Statistically, he’ll go down as an all-timer player in Oklahoma State history. Maybe he won’t be remembered like that, but maybe he doesn’t even care.

My man Matt Norlander recently wrote a great piece about fatherhood among college basketball players. Count Nash among those trying to balance being a pops and taking them from Big 12 big men.

“There are people around me that are helping me a lot to make sure I do good by her and make sure I be a great father in my child’s life,” said Nash recently about his daughter Kenleigh in a terrific profile by Kieran Steckley.

He also noted that he did his mom right by snagging a degree.

“That will be something real special in her heart, like it will be in my heart,” Nash said. “People don’t look at me as an academic, so it’s something I can show off, showcase.”

I, like Nolan, am a complete sucker for Senior Nights. I’ll go to my grave not having gotten over OU ruining Desmond shutting down old GIA.

“It’s a special night,” Nash said. “Not to play in Gallagher-Iba again kinda makes me feel sad because it’s one of the best arenas I’ve ever been in in my life. When that place is sold out, it’s mayhem.”

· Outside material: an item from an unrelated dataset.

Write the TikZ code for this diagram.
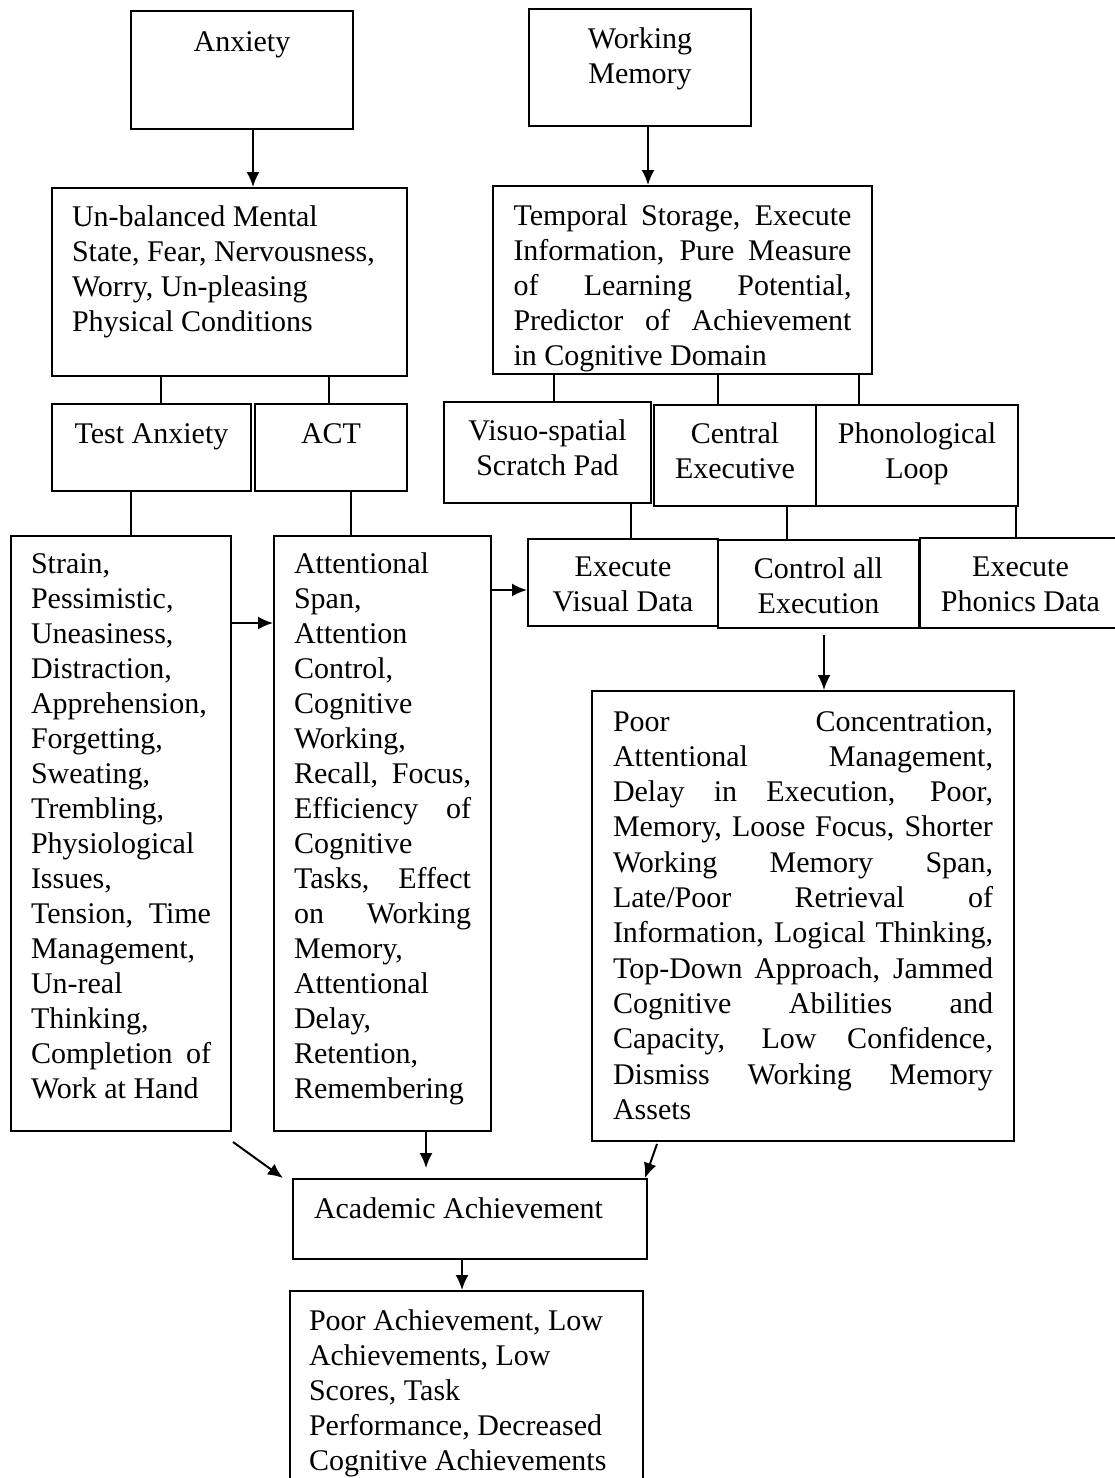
\documentclass[tikz,border=0pt]{standalone}
\usepackage{fontspec}
\setmainfont{Liberation Serif}
\usetikzlibrary{arrows.meta}

% box content: width, height, first-baseline offset, text
\newcommand\bxt[4]{\parbox[t][#2pt][t]{#1pt}{\rule{0pt}{#3pt}#4}}
% one justified line
\newcommand\jl[1]{\makebox[\linewidth][s]{#1}}

\tikzset{
  boxst/.style={draw, line width=2pt, inner ysep=0pt, inner xsep=10pt,
    anchor=north west, font=\fontsize{30}{35}\selectfont},
  link/.style={line width=2pt},
  arr/.style={line width=2pt, -{Latex[length=15pt,width=13pt]}},
}

\begin{document}
\begin{tikzpicture}[x=1pt,y=-1pt]
\fill[white] (0,0) rectangle (1115,1478);
\useasboundingbox (0,0) rectangle (1115,1478);
\clip (0,0) rectangle (1115,1478);

% top row
\node[boxst] (anx) at (130,10) {\bxt{202}{118}{40}{\centering Anxiety}};
\node[boxst] (wm) at (528,8) {\bxt{202}{117}{39}{\centering Working\\Memory}};

% descriptions of the two roots
\node[boxst, inner xsep=20pt] (unb) at (51,187) {\bxt{315}{188}{38}{%
Un-balanced Mental\\
State, Fear, Nervousness,\\
Worry, Un-pleasing\\
Physical Conditions}};
\node[boxst, inner xsep=20.5pt] (temp) at (492,185) {\bxt{338}{188}{39}{%
\jl{Temporal Storage, Execute}\\
\jl{Information, Pure Measure}\\
\jl{of Learning Potential,}\\
\jl{Predictor of Achievement}\\
in Cognitive Domain}};

% components
\node[boxst] (test) at (51,403) {\bxt{179}{87}{39}{\centering Test Anxiety}};
\node[boxst] (act) at (254,403) {\bxt{132}{87}{39}{\centering ACT}};
\node[boxst] (visuo) at (443,401) {\bxt{187}{101}{38}{\centering Visuo-spatial\\Scratch Pad}};
\node[boxst] (cent) at (653,404) {\bxt{142}{101}{38}{\centering Central\\Executive}};
\node[boxst] (phon) at (815,404) {\bxt{182}{101}{38}{\centering Phonological\\Loop}};

% symptom lists
\node[boxst, inner xsep=20pt] (strain) at (10,535) {\bxt{180}{595}{37}{%
Strain,\\
Pessimistic,\\
Uneasiness,\\
Distraction,\\
Apprehension,\\
Forgetting,\\
Sweating,\\
Trembling,\\
Physiological\\
Issues,\\
\jl{Tension, Time}\\
Management,\\
Un-real\\
Thinking,\\
\jl{Completion of}\\
Work at Hand}};
\node[boxst, inner xsep=20pt] (attn) at (273,535) {\bxt{177}{595}{37}{%
Attentional\\
Span,\\
Attention\\
Control,\\
Cognitive\\
Working,\\
\jl{Recall, Focus,}\\
\jl{Efficiency of}\\
Cognitive\\
\jl{Tasks, Effect}\\
\jl{on Working}\\
Memory,\\
Attentional\\
Delay,\\
Retention,\\
Remembering}};

% functions of the components
\node[boxst] (visd) at (527,538) {\bxt{170}{87}{37}{\centering Execute\\Visual Data}};
\node[boxst] (ctrl) at (717,539) {\bxt{181}{88}{38}{\centering Control all\\Execution}};
\node[boxst] (phd) at (919,537) {\bxt{181}{90}{38}{\centering Execute\\Phonics Data}};

\node[boxst, inner xsep=21pt] (poor) at (591,690) {\bxt{380}{450}{40}{%
\fontsize{30}{35.3}\selectfont
\jl{Poor Concentration,}\\
\jl{Attentional Management,}\\
\jl{Delay in Execution, Poor,}\\
\jl{Memory, Loose Focus, Shorter}\\
\jl{Working Memory Span,}\\
\jl{Late/Poor Retrieval of}\\
\jl{Information, Logical Thinking,}\\
\jl{Top-Down Approach, Jammed}\\
\jl{Cognitive Abilities and}\\
\jl{Capacity, Low Confidence,}\\
\jl{Dismiss Working Memory}\\
Assets}};

% outcome
\node[boxst, inner xsep=21pt] (acad) at (292,1178) {\bxt{312}{80}{39}{Academic Achievement}};
\node[boxst, inner xsep=19pt] (pach) at (289,1290) {\bxt{315}{200}{39}{%
Poor Achievement, Low\\
Achievements, Low\\
Scores, Task\\
Performance, Decreased\\
Cognitive Achievements}};

% arrows from the roots
\draw[arr] ([xshift=11pt]anx.south) coordinate (a1) -- (a1 |- unb.north);
\draw[arr] ([xshift=8pt]wm.south) coordinate (a2) -- (a2 |- temp.north);

% tree links
\draw[link] ([xshift=9.5pt]test.north) coordinate (l1) -- (l1 |- unb.south);
\draw[link] ([xshift=-2pt]act.north) coordinate (l2) -- (l2 |- unb.south);
\draw[link] ([xshift=6.5pt]visuo.north) coordinate (l3) -- (l3 |- temp.south);
\draw[link] ([xshift=-17pt]cent.north) coordinate (l4) -- (l4 |- temp.south);
\draw[link] ([xshift=-58pt]phon.north) coordinate (l5) -- (l5 |- temp.south);
\draw[link] ([xshift=10pt]strain.north) coordinate (l6) -- (l6 |- test.south);
\draw[link] ([xshift=-31.5pt]attn.north) coordinate (l7) -- (l7 |- act.south);
\draw[link] ([xshift=8pt]visd.north) coordinate (l8) -- (l8 |- visuo.south);
\draw[link] ([xshift=-31.5pt]ctrl.north) coordinate (l9) -- (l9 |- cent.south);
\draw[link] ([xshift=-4.5pt]phd.north) coordinate (l10) -- (l10 |- phon.south);

% horizontal arrows
\draw[arr] ([yshift=-88pt]strain.north east) coordinate (h1) -- (h1 -| attn.west);
\draw[arr] ([yshift=-55pt]attn.north east) coordinate (h2) -- (h2 -| visd.west);

% arrows to the outcome
\draw[arr] ([xshift=5.5pt,yshift=-6pt]ctrl.south) coordinate (d1) -- (d1 |- poor.north);
\draw[arr] ([shift={(1pt,-10pt)}]strain.south east) -- ([xshift=-9pt]acad.north west);
\draw[arr, shorten >=10pt] ([xshift=43.5pt]attn.south) coordinate (d2) -- (d2 |- acad.north);
\draw[arr] ([shift={(-146pt,-2pt)}]poor.south) -- ([xshift=-3pt]acad.north east);
\draw[arr] ([xshift=-8pt]acad.south) coordinate (d3) -- (d3 |- pach.north);
\end{tikzpicture}
\end{document}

So yeah, I’m going to miss Le’Bryan Nash. It’s a hell of a thing to watch people grow up on your TV screen. Like a more impersonal version of Boyhood.

Travis Ford agrees.

“You see Cobbins has been here for five years. I can still remember him when he walked in. I remember when Le’Bryan Nash came on his visit, it just seems like yesterday. Sager. You go down the line. Soucek coming in late. All those things just start flashing in your mind like it’s a movie and you get very emotional.”

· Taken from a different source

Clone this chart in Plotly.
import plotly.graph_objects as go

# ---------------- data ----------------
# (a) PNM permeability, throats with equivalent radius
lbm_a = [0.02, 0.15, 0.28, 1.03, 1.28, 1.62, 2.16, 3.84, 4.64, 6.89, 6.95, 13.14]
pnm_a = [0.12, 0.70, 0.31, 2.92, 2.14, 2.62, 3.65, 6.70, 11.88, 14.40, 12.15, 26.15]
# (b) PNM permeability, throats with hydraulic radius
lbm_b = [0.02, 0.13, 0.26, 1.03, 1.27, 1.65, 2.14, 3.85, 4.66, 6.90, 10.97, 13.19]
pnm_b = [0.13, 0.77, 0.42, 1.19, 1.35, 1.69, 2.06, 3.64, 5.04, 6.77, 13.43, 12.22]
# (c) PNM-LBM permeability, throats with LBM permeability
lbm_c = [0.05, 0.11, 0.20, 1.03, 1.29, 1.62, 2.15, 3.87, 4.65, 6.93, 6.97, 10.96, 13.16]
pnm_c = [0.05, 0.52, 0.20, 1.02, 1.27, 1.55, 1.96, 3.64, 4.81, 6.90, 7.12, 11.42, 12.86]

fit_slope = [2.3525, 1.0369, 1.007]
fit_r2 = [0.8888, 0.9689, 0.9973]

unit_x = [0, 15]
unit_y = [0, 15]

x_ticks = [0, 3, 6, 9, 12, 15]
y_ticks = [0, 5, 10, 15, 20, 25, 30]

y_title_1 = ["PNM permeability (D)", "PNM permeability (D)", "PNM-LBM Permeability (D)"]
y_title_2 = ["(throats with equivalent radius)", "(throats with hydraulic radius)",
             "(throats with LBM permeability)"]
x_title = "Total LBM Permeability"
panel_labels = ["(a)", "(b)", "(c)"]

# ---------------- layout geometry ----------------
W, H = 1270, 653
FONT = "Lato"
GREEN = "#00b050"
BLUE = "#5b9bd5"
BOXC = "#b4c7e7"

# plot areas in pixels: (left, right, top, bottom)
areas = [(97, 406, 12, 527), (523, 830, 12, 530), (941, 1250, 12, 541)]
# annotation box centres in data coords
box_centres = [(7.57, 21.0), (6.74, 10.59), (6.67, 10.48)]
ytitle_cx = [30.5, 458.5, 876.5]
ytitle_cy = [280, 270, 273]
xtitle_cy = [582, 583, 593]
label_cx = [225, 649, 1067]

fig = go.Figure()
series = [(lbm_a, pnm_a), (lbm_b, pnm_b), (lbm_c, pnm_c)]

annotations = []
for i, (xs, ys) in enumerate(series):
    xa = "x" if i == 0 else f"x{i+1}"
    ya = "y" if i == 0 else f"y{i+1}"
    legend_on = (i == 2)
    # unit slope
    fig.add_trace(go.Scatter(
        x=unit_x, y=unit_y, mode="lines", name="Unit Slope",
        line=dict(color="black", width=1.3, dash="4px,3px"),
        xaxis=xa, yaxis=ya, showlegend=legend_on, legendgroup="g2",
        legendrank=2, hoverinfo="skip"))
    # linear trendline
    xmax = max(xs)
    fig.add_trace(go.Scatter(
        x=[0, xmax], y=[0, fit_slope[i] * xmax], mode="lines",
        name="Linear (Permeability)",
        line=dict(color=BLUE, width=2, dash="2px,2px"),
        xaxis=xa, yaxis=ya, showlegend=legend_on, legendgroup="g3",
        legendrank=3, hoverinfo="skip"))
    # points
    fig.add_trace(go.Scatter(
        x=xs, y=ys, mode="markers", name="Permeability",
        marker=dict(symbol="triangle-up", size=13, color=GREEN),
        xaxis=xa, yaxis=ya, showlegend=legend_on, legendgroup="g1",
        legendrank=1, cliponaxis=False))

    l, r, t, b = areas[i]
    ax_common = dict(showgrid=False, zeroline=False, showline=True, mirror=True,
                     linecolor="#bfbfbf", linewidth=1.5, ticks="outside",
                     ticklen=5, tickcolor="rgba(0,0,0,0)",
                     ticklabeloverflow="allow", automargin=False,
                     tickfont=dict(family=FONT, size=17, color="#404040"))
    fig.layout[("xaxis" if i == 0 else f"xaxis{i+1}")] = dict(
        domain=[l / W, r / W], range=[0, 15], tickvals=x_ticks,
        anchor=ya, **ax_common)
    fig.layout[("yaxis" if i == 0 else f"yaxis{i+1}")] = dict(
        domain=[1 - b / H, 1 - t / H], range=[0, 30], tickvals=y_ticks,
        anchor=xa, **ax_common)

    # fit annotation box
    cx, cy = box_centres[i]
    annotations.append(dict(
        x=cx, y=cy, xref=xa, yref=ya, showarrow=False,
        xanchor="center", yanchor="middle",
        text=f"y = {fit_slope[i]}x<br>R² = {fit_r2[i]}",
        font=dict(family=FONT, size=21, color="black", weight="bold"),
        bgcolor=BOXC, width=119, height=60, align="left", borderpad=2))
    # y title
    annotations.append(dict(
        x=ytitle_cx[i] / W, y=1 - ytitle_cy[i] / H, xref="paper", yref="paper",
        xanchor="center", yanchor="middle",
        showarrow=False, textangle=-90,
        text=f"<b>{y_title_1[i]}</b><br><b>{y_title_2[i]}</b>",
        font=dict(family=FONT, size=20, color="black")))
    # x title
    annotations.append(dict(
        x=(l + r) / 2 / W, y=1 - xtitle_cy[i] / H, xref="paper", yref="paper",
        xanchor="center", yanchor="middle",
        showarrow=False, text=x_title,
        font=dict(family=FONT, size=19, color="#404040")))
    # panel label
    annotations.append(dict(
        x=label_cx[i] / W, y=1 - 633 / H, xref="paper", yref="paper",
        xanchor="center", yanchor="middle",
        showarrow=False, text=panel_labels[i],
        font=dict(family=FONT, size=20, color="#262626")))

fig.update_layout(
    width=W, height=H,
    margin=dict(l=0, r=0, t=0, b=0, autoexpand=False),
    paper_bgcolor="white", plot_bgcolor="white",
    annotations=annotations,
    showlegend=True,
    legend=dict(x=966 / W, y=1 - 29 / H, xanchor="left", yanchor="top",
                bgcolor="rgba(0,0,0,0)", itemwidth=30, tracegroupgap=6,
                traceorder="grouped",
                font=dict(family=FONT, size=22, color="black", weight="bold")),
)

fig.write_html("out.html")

And Nash’s career coincided almost completely with my career running this site. I started it on the day of his 19th game and here we are 103 games later.

I don’t know whether he’ll go on to be great professionally or where he’ll end up but I know it was a pleasure to watch him throw GIA on his back and run with it for swaths of time over the past four years.

And for some reason, this bit from Steckley about Nash’s daughter in the profile stuck out above everything else.

I didn’t know whether to laugh at Ford, consume it as a philosophy on life or wonder if it wasn’t a metaphor for Nash’s journey.

One lesson from Ford stands out above the rest. When Kenleigh would start to cry, Nash assumed he did something wrong. Is she hungry?  Is she mad? He asked Ford what he should do. Ford’s answer: Sometimes a baby just needs to cry.